[Rows from a dataset of charts and code]
+ + + +

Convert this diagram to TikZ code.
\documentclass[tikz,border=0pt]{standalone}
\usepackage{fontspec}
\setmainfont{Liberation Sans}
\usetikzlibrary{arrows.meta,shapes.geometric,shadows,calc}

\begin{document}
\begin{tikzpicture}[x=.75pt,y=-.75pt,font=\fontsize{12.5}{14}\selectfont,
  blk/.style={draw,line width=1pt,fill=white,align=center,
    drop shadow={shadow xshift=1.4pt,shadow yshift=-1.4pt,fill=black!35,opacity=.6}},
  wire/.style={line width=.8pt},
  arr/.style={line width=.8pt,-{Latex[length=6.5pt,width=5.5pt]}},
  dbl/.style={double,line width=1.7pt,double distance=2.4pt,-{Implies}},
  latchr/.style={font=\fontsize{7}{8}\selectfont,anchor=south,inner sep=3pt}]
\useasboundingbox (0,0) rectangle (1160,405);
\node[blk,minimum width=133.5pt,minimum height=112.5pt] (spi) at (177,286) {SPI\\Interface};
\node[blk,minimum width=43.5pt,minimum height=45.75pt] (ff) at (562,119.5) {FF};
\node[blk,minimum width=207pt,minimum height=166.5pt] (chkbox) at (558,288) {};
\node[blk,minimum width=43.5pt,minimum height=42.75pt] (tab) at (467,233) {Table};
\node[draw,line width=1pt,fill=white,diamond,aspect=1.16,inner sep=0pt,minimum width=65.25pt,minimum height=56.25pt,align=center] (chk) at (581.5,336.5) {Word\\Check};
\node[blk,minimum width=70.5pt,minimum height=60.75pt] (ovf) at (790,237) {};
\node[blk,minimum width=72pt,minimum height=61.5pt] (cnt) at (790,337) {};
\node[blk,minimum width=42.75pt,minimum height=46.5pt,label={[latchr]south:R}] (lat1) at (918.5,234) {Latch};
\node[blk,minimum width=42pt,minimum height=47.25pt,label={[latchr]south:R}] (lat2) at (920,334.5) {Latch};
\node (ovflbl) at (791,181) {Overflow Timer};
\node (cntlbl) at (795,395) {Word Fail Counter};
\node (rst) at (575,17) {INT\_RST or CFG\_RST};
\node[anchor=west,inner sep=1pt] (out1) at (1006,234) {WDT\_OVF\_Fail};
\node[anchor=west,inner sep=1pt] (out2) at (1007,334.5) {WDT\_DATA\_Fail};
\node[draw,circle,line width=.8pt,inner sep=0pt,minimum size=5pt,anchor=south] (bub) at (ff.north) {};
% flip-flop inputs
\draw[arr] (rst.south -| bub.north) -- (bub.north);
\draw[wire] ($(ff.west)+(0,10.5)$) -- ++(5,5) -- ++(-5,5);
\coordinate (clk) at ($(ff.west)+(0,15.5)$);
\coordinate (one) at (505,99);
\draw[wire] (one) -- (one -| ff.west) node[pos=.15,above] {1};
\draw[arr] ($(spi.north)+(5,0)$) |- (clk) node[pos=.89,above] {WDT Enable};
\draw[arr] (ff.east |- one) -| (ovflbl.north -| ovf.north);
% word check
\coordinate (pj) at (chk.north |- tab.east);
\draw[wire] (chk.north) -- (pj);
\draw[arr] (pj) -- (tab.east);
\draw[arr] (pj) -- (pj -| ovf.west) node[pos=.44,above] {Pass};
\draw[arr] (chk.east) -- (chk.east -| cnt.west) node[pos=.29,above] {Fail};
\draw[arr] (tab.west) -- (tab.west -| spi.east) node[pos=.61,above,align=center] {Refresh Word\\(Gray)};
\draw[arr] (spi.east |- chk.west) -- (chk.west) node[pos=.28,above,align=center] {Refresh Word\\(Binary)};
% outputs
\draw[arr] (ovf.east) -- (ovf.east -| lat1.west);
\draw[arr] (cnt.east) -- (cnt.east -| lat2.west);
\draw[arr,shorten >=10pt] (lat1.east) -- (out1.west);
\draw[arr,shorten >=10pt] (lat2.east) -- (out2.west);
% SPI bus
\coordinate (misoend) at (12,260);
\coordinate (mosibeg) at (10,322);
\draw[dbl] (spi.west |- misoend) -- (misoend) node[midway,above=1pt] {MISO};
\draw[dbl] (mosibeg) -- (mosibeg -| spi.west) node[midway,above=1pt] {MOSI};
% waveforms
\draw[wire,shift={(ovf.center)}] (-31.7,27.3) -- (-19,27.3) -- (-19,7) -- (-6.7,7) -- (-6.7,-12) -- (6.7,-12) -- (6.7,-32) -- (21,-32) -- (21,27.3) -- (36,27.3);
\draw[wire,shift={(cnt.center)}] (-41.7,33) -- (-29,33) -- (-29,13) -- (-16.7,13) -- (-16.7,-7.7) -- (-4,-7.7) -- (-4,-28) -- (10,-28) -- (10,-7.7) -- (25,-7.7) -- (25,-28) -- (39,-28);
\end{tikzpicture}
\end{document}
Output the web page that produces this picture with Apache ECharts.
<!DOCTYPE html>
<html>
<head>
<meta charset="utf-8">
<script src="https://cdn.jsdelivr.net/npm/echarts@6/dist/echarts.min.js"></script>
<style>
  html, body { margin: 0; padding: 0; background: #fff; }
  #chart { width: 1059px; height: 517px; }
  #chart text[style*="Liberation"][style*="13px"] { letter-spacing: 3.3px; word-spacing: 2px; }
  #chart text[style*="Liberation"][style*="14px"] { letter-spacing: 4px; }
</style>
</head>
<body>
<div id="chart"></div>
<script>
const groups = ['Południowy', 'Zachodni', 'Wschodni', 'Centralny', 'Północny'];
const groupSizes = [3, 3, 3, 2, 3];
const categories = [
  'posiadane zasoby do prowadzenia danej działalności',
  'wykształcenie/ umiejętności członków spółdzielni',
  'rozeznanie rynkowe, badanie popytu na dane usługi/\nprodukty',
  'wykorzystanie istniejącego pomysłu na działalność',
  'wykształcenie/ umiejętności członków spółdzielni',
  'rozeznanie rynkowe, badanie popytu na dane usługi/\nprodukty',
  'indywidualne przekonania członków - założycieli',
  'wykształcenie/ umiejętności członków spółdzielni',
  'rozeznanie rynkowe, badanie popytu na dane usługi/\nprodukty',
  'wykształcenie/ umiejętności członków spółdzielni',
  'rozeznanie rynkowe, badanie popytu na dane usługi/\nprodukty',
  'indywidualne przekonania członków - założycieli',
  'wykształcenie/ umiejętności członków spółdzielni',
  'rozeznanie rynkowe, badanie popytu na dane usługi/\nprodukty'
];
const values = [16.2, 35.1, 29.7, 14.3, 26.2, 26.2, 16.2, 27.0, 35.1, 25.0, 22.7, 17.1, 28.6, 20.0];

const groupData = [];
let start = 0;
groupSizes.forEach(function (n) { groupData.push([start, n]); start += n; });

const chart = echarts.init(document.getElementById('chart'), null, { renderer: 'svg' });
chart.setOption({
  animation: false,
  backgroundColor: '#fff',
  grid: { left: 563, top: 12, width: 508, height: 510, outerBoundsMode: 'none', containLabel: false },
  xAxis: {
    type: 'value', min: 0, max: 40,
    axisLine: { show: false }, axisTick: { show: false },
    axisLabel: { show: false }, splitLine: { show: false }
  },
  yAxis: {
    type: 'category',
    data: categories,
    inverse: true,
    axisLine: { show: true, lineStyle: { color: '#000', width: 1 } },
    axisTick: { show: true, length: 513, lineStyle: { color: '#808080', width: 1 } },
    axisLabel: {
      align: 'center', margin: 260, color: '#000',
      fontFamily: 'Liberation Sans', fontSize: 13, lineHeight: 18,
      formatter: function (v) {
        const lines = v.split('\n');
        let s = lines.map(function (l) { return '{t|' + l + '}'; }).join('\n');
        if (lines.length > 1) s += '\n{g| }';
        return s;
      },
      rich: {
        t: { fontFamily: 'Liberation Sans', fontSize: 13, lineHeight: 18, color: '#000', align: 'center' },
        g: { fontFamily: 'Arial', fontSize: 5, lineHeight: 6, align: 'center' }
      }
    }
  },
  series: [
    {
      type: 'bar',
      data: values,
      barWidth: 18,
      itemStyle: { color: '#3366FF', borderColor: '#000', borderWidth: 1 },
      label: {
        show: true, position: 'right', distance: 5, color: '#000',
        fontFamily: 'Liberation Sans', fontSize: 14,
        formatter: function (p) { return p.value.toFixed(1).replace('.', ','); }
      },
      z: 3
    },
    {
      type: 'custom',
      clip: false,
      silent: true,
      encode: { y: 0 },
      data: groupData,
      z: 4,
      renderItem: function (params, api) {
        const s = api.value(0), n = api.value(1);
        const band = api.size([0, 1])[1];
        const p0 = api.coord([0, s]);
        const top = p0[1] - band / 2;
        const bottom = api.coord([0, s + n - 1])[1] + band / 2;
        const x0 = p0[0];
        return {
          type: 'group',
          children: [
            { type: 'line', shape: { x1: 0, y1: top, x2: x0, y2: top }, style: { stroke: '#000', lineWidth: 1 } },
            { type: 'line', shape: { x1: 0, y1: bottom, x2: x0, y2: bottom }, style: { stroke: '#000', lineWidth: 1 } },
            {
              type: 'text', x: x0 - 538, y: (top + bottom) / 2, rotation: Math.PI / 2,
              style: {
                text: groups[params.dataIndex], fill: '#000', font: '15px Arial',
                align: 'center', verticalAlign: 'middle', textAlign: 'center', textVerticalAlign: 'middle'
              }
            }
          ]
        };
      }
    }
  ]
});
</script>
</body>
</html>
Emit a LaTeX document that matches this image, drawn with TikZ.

+ + + +

** Required work **
For the listing above, identify each line bearing "that".

** Answer to this task **
Output the web page that produces this picture with Apache ECharts.
Emit a LaTeX document that matches this image, drawn with TikZ.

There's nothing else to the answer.